Conclusion
Announcement:
Despite the circumstance that the rating of a product is based on as many
objective facts as possible there are factors which can have an influence on a
rating after publication. Every autor may perceive data differently over time
whereas one possible reason for example is a deeper background knowledge or
understanding of certain processes. Certain unforseen market conditions as well
as changes have the potential to render a descision made at a certain point in
time obsolete.
With their SSD 750 series Intel has created a drive, with which they’re addressing enthusiasts mainly. Like back in the days when Intel launched the disruptive X25-M, the chip giant again manages to raise the bar and move the entire consumer market one step forward. Throughput rates in the region of 2’400 MB/s are about four times as much then what’s achievable with SATA-III, which puts these NVMe drives in a completely different league.

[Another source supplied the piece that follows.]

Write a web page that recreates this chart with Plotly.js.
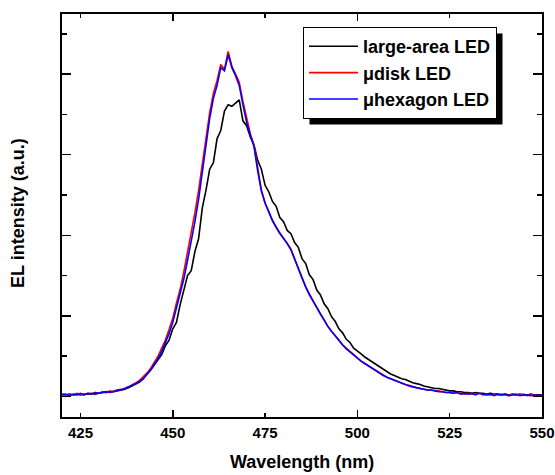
<!DOCTYPE html>
<html>
<head>
<meta charset="utf-8">
<script src="https://cdn.plot.ly/plotly-3.0.1.min.js"></script>
<style>html,body{margin:0;padding:0;background:#fff;}#chart{width:555px;height:475px;}</style>
</head>
<body>
<div id="chart"></div>
<script>
// Wavelength (nm), 1 nm steps 420..550
const wavelength = [];
for (let w = 420; w <= 550; w++) wavelength.push(w);

const seriesNames = ["large-area LED", "\u03bcdisk LED", "\u03bchexagon LED"];
const seriesColors = ["#000000", "#ff0000", "#0000ff"];

const largeArea = [
0.03,0.02,0.03,0.02,0.03,0.02,0.03,0.03,0.04,0.03,
0.04,0.05,0.05,0.06,0.06,0.07,0.08,0.09,0.11,0.13,
0.15,0.18,0.22,0.27,0.33,0.39,0.46,0.52,0.63,0.70,
0.84,0.92,1.14,1.32,1.50,1.56,1.80,1.96,2.34,2.56,
2.82,2.90,3.20,3.30,3.54,3.62,3.60,3.64,3.68,3.42,
3.36,3.22,3.12,2.93,2.82,2.62,2.54,2.42,2.36,2.22,
2.17,2.06,2.02,1.91,1.85,1.71,1.65,1.51,1.45,1.32,
1.26,1.15,1.09,0.99,0.93,0.84,0.79,0.71,0.67,0.60,
0.57,0.53,0.49,0.46,0.42,0.39,0.36,0.33,0.31,0.28,
0.26,0.24,0.22,0.21,0.19,0.17,0.16,0.15,0.13,0.12,
0.11,0.10,0.10,0.09,0.08,0.07,0.07,0.06,0.06,0.05,
0.05,0.04,0.05,0.04,0.04,0.03,0.04,0.03,0.03,0.02,
0.03,0.02,0.03,0.02,0.03,0.02,0.02,0.03,0.02,0.02,
0.02];

const microDisk = [
0.03,0.01,0.03,0.02,0.04,0.03,0.02,0.04,0.03,0.05,
0.04,0.06,0.05,0.07,0.06,0.08,0.09,0.10,0.12,0.14,
0.17,0.20,0.24,0.29,0.35,0.42,0.50,0.60,0.70,0.83,
0.97,1.16,1.33,1.55,1.78,2.02,2.28,2.56,2.88,3.20,
3.52,3.76,3.92,4.12,4.06,4.28,4.10,4.00,3.90,3.66,
3.44,3.26,3.12,2.82,2.56,2.40,2.29,2.19,2.10,2.03,
1.96,1.90,1.83,1.71,1.58,1.47,1.36,1.27,1.18,1.10,
1.02,0.95,0.87,0.81,0.76,0.70,0.64,0.60,0.55,0.51,
0.48,0.44,0.41,0.38,0.35,0.32,0.29,0.27,0.24,0.22,
0.20,0.18,0.17,0.15,0.14,0.12,0.11,0.10,0.09,0.08,
0.08,0.07,0.07,0.06,0.05,0.05,0.04,0.05,0.04,0.03,
0.04,0.03,0.03,0.04,0.02,0.03,0.02,0.03,0.02,0.03,
0.02,0.01,0.03,0.02,0.02,0.03,0.01,0.02,0.02,0.01,
0.02];

const microHexagon = [
0.02,0.03,0.01,0.03,0.02,0.04,0.02,0.04,0.03,0.05,
0.04,0.05,0.06,0.05,0.07,0.08,0.08,0.10,0.12,0.13,
0.16,0.19,0.22,0.28,0.33,0.40,0.47,0.56,0.66,0.78,
0.92,1.10,1.26,1.46,1.69,1.92,2.17,2.45,2.78,3.12,
3.45,3.70,3.86,4.08,4.04,4.24,4.08,3.98,3.86,3.62,
3.40,3.24,3.10,2.80,2.55,2.40,2.28,2.18,2.10,2.02,
1.96,1.90,1.82,1.70,1.58,1.46,1.36,1.26,1.18,1.10,
1.02,0.94,0.87,0.81,0.75,0.70,0.64,0.59,0.55,0.51,
0.47,0.44,0.41,0.38,0.35,0.31,0.29,0.26,0.24,0.22,
0.20,0.18,0.17,0.15,0.13,0.12,0.11,0.10,0.09,0.08,
0.08,0.07,0.06,0.06,0.05,0.05,0.04,0.05,0.03,0.04,
0.03,0.04,0.02,0.04,0.03,0.02,0.03,0.01,0.03,0.02,
0.03,0.01,0.02,0.03,0.01,0.02,0.02,0.01,0.02,0.01,
0.02];

const xTickVals = [425, 450, 475, 500, 525, 550];
const xTickText = ["425", "450", "475", "500", "525", "550"];
const xLongTickVals = [450, 500];

const seriesData = [largeArea, microDisk, microHexagon];
const traces = seriesData.map((vals, i) => ({
  x: wavelength, y: vals, type: "scatter", mode: "lines",
  name: seriesNames[i],
  line: {color: seriesColors[i], width: 1.6}
}));
traces.push({x: [], y: [], xaxis: "x2", yaxis: "y", showlegend: false, hoverinfo: "skip"});

const F = "Arial, 'Liberation Sans', sans-serif";
const L = 62, R = 13, T = 14, B = 58, W = 555, H = 475;
const pw = W - L - R, ph = H - T - B;
const px = v => (v - L) / pw;
const py = v => (H - B - v) / ph;

const layout = {
  width: W, height: H,
  margin: {l: L, r: R, t: T, b: B, pad: 0},
  paper_bgcolor: "#fff", plot_bgcolor: "#fff",
  showlegend: true,
  xaxis: {
    range: [420, 550], tickvals: xTickVals, ticktext: xTickText,
    ticks: "inside", ticklen: 4, tickwidth: 1.5, tickcolor: "#000",
    showline: true, linecolor: "#000", linewidth: 2, mirror: "ticks",
    showgrid: false, zeroline: false, ticklabelstandoff: 1,
    tickfont: {family: F, size: 15, color: "#000", weight: "bold"}
  },
  xaxis2: {
    overlaying: "x", anchor: "y", side: "bottom",
    range: [420, 550], tickvals: xLongTickVals,
    ticks: "inside", ticklen: 7, tickwidth: 1.5, tickcolor: "#000",
    showticklabels: false, showline: false, showgrid: false, zeroline: false,
    mirror: "ticks"
  },
  yaxis: {
    range: [-0.254, 4.745], tick0: 0, dtick: 1,
    ticks: "inside", ticklen: 9, tickwidth: 1.5, tickcolor: "#000",
    showticklabels: false,
    minor: {dtick: 0.5, tick0: 0, ticks: "inside", ticklen: 5, tickwidth: 1.5, tickcolor: "#000", showgrid: false},
    showline: true, linecolor: "#000", linewidth: 2, mirror: "ticks",
    showgrid: false, zeroline: false
  },
  legend: {
    x: px(303), y: py(27), xanchor: "left", yanchor: "top",
    bgcolor: "#fff", bordercolor: "#000", borderwidth: 1,
    font: {family: F, size: 18, color: "#000", weight: "bold"},
    itemwidth: 49, tracegroupgap: 0
  },
  shapes: [],
  annotations: [
    {text: "Wavelength (nm)", xref: "paper", yref: "paper", x: 0.5, y: py(462),
     xanchor: "center", yanchor: "middle", showarrow: false,
     font: {family: F, size: 18, color: "#000", weight: "bold"}},
    {text: "EL intensity (a.u.)", xref: "paper", yref: "paper", x: px(18), y: py(213),
     xanchor: "center", yanchor: "middle", showarrow: false, textangle: -90,
     font: {family: F, size: 18, color: "#000", weight: "bold"}}
  ]
};

const gd = document.getElementById("chart");
Plotly.newPlot(gd, traces, layout, {displayModeBar: false, staticPlot: true}).then(() => {
  // drop shadow behind the legend box, offset 6px right/down
  const bg = gd.querySelector(".legend .bg");
  if (!bg) return;
  const r = bg.getBoundingClientRect();
  const g = gd.getBoundingClientRect();
  const x0 = r.left - g.left + 6, x1 = r.right - g.left + 6;
  const y0 = r.top - g.top + 6, y1 = r.bottom - g.top + 6;
  return Plotly.relayout(gd, {shapes: [{
    type: "rect", xref: "paper", yref: "paper", layer: "above",
    x0: px(x0), x1: px(x1), y0: py(y1), y1: py(y0),
    fillcolor: "#000", line: {width: 0}
  }]});
});
</script>
</body>
</html>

In terms of raw performance our test drive was able to score 1'361 MB/s sequential
write and 2'338 MB/s sequential read throughput. When it comes to 4K
IOPS we measured 247'600 IOPS regarding random read and 260'900 regarding random
write. The performance of this drive is basically - insane, outperforming the SATA-III standard almost by a factor of four regarding sequentials.
On another note we also
had a look at performance with different queue depths as you can see on page 10.
In case of random read performance at QD1 we see 8'400 IOPS and when it comes to random write we measured 104'600 IOPS.
Last but not least there is the price: Intels SSD 750 with 400GB is going to set you back 414 Euro and the SSD 750 1.2TB changes owner for a whopping 981 Euro. These drive are anything but cheap, but if it is highest performance in combination with high capacity you want, then there is almost no alternative these days.